▶ Data segment:
====

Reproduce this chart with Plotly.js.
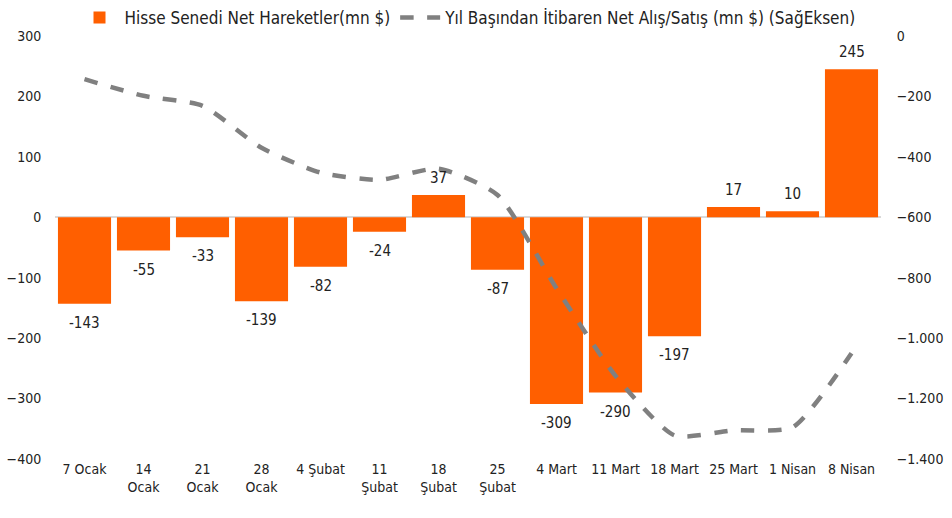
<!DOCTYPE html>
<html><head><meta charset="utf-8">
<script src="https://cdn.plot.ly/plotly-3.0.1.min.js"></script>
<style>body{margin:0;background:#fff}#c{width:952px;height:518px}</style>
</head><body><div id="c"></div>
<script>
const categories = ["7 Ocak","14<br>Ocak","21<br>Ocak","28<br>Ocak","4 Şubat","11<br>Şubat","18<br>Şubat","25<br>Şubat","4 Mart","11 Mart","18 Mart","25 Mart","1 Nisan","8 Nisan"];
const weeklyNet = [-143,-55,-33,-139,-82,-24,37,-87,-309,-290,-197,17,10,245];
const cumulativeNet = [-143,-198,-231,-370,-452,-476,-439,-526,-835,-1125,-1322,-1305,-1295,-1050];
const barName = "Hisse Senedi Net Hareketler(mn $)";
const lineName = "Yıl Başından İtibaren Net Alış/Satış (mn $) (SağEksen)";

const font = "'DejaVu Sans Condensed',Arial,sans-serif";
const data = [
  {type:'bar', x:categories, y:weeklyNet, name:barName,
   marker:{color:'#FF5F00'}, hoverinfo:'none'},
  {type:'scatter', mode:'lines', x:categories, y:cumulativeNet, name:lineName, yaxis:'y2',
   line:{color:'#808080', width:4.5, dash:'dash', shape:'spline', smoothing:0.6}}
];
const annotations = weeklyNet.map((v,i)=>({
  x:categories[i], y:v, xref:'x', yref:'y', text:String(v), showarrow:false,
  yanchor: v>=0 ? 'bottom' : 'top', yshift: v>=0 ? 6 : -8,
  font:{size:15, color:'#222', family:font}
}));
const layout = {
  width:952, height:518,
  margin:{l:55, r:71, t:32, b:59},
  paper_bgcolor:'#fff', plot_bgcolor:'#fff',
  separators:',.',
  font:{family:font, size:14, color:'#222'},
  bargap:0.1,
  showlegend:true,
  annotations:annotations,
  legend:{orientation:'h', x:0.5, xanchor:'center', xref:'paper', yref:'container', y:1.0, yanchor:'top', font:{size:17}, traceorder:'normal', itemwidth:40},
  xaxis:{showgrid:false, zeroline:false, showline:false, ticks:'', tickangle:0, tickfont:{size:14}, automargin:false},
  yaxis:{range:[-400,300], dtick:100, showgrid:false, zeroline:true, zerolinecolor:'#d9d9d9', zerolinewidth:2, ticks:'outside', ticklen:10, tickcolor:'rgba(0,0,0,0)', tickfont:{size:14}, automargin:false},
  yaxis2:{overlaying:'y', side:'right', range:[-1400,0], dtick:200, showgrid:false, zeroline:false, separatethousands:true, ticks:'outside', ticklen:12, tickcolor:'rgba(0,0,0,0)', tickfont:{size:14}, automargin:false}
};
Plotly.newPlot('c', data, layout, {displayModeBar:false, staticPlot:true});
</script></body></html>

====

▶ Exercise aim: Set every line down exactly as written, leaving each picture out.

▶ Exercise output:
Reproduce this chart with Plotly.js.
<!DOCTYPE html>
<html><head><meta charset="utf-8">
<script src="https://cdn.plot.ly/plotly-3.0.1.min.js"></script>
<style>body{margin:0;background:#fff}#c{width:952px;height:518px}</style>
</head><body><div id="c"></div>
<script>
const categories = ["7 Ocak","14<br>Ocak","21<br>Ocak","28<br>Ocak","4 Şubat","11<br>Şubat","18<br>Şubat","25<br>Şubat","4 Mart","11 Mart","18 Mart","25 Mart","1 Nisan","8 Nisan"];
const weeklyNet = [-143,-55,-33,-139,-82,-24,37,-87,-309,-290,-197,17,10,245];
const cumulativeNet = [-143,-198,-231,-370,-452,-476,-439,-526,-835,-1125,-1322,-1305,-1295,-1050];
const barName = "Hisse Senedi Net Hareketler(mn $)";
const lineName = "Yıl Başından İtibaren Net Alış/Satış (mn $) (SağEksen)";

const font = "'DejaVu Sans Condensed',Arial,sans-serif";
const data = [
  {type:'bar', x:categories, y:weeklyNet, name:barName,
   marker:{color:'#FF5F00'}, hoverinfo:'none'},
  {type:'scatter', mode:'lines', x:categories, y:cumulativeNet, name:lineName, yaxis:'y2',
   line:{color:'#808080', width:4.5, dash:'dash', shape:'spline', smoothing:0.6}}
];
const annotations = weeklyNet.map((v,i)=>({
  x:categories[i], y:v, xref:'x', yref:'y', text:String(v), showarrow:false,
  yanchor: v>=0 ? 'bottom' : 'top', yshift: v>=0 ? 6 : -8,
  font:{size:15, color:'#222', family:font}
}));
const layout = {
  width:952, height:518,
  margin:{l:55, r:71, t:32, b:59},
  paper_bgcolor:'#fff', plot_bgcolor:'#fff',
  separators:',.',
  font:{family:font, size:14, color:'#222'},
  bargap:0.1,
  showlegend:true,
  annotations:annotations,
  legend:{orientation:'h', x:0.5, xanchor:'center', xref:'paper', yref:'container', y:1.0, yanchor:'top', font:{size:17}, traceorder:'normal', itemwidth:40},
  xaxis:{showgrid:false, zeroline:false, showline:false, ticks:'', tickangle:0, tickfont:{size:14}, automargin:false},
  yaxis:{range:[-400,300], dtick:100, showgrid:false, zeroline:true, zerolinecolor:'#d9d9d9', zerolinewidth:2, ticks:'outside', ticklen:10, tickcolor:'rgba(0,0,0,0)', tickfont:{size:14}, automargin:false},
  yaxis2:{overlaying:'y', side:'right', range:[-1400,0], dtick:200, showgrid:false, zeroline:false, separatethousands:true, ticks:'outside', ticklen:12, tickcolor:'rgba(0,0,0,0)', tickfont:{size:14}, automargin:false}
};
Plotly.newPlot('c', data, layout, {displayModeBar:false, staticPlot:true});
</script></body></html>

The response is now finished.